## Available data
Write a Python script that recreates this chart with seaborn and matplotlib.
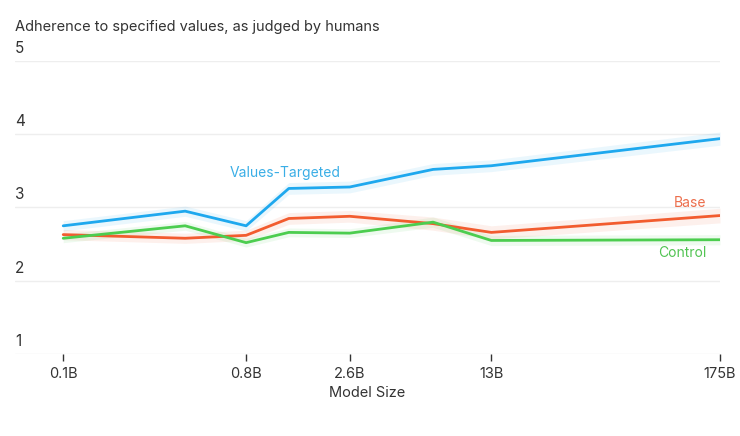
import pandas as pd
import matplotlib.pyplot as plt
import seaborn as sns

# model sizes in billions of parameters
sizes = [0.1, 0.4, 0.8, 1.3, 2.6, 6.7, 13, 175]
tick_sizes = [0.1, 0.8, 2.6, 13, 175]
tick_labels = ["0.1B", "0.8B", "2.6B", "13B", "175B"]
y_ticks = [1, 2, 3, 4, 5]

values_targeted = [2.75, 2.95, 2.75, 3.26, 3.28, 3.52, 3.57, 3.94]
base = [2.63, 2.58, 2.62, 2.85, 2.88, 2.78, 2.66, 2.89]
control = [2.58, 2.75, 2.52, 2.66, 2.65, 2.80, 2.55, 2.56]

# rough half-width of the shaded bands
values_targeted_err = [0.07, 0.07, 0.07, 0.08, 0.08, 0.08, 0.08, 0.09]
base_err = [0.07, 0.07, 0.07, 0.08, 0.08, 0.09, 0.09, 0.1]
control_err = [0.06, 0.06, 0.06, 0.06, 0.06, 0.07, 0.07, 0.07]

series = {
    "Values-Targeted": (values_targeted, values_targeted_err),
    "Base": (base, base_err),
    "Control": (control, control_err),
}
colors = {"Values-Targeted": "#1ea8ee", "Base": "#f25c2f", "Control": "#4ccd4f"}
label_colors = {"Values-Targeted": "#3aaee6", "Base": "#ec6e4c", "Control": "#52c453"}

rows = []
for name, (vals, errs) in series.items():
    for s, v in zip(sizes, vals):
        rows.append({"size": s, "score": v, "model": name})
df = pd.DataFrame(rows)

sns.set_theme(style="white")
plt.rcParams["font.family"] = ["Inter", "DejaVu Sans"]

fig = plt.figure(figsize=(7.4, 4.36), dpi=100)
ax = fig.add_axes([15 / 740, (436 - 354) / 436, 705 / 740, 293 / 436])

for name, (vals, errs) in series.items():
    lo = [v - e for v, e in zip(vals, errs)]
    hi = [v + e for v, e in zip(vals, errs)]
    ax.fill_between(sizes, lo, hi, color=colors[name], alpha=0.09, lw=0)

sns.lineplot(data=df, x="size", y="score", hue="model", palette=colors,
             linewidth=2.0, legend=False, ax=ax)

ax.set_xscale("log")
ax.set_xlim(0.0578, 175)
ax.set_ylim(1, 5)

ax.set_xticks(tick_sizes)
ax.set_xticklabels(tick_labels, fontsize=10.5, color="#333333")
ax.xaxis.set_minor_locator(plt.NullLocator())
ax.tick_params(axis="x", length=5, width=1, color="#333333", pad=4, bottom=True)

ax.set_yticks(y_ticks)
ax.set_yticklabels([])
ax.tick_params(axis="y", length=0)
for y in y_ticks:
    ax.axhline(y, color="#eeeeee", lw=1, zorder=0)
    ax.text(0, y + 0.07, str(y), transform=ax.get_yaxis_transform(),
            ha="left", va="bottom", fontsize=11, color="#333333")

ax.set_xlabel("Model Size", fontsize=10.5, color="#333333", labelpad=4)
ax.set_ylabel("")
for sp in ax.spines.values():
    sp.set_visible(False)

ax.text(1.25, 3.38, "Values-Targeted", color=label_colors["Values-Targeted"],
        fontsize=10, ha="center", va="bottom")
ax.text(150, 2.97, "Base", color=label_colors["Base"], fontsize=10, ha="right", va="bottom")
ax.text(150, 2.28, "Control", color=label_colors["Control"], fontsize=10, ha="right", va="bottom")

fig.text(15 / 740, 1 - 27 / 436, "Adherence to specified values, as judged by humans",
         fontsize=10.5, color="#333333", ha="left", va="center")

fig.savefig("out.png", dpi=100)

## Short problem
Reproduce only the lines from the beginning of the data through the line that contains "df = pd.DataFrame(rows)", both included, and please drop the pictures.

## Answer in full
Write a Python script that recreates this chart with seaborn and matplotlib.
import pandas as pd
import matplotlib.pyplot as plt
import seaborn as sns

# model sizes in billions of parameters
sizes = [0.1, 0.4, 0.8, 1.3, 2.6, 6.7, 13, 175]
tick_sizes = [0.1, 0.8, 2.6, 13, 175]
tick_labels = ["0.1B", "0.8B", "2.6B", "13B", "175B"]
y_ticks = [1, 2, 3, 4, 5]

values_targeted = [2.75, 2.95, 2.75, 3.26, 3.28, 3.52, 3.57, 3.94]
base = [2.63, 2.58, 2.62, 2.85, 2.88, 2.78, 2.66, 2.89]
control = [2.58, 2.75, 2.52, 2.66, 2.65, 2.80, 2.55, 2.56]

# rough half-width of the shaded bands
values_targeted_err = [0.07, 0.07, 0.07, 0.08, 0.08, 0.08, 0.08, 0.09]
base_err = [0.07, 0.07, 0.07, 0.08, 0.08, 0.09, 0.09, 0.1]
control_err = [0.06, 0.06, 0.06, 0.06, 0.06, 0.07, 0.07, 0.07]

series = {
    "Values-Targeted": (values_targeted, values_targeted_err),
    "Base": (base, base_err),
    "Control": (control, control_err),
}
colors = {"Values-Targeted": "#1ea8ee", "Base": "#f25c2f", "Control": "#4ccd4f"}
label_colors = {"Values-Targeted": "#3aaee6", "Base": "#ec6e4c", "Control": "#52c453"}

rows = []
for name, (vals, errs) in series.items():
    for s, v in zip(sizes, vals):
        rows.append({"size": s, "score": v, "model": name})
df = pd.DataFrame(rows)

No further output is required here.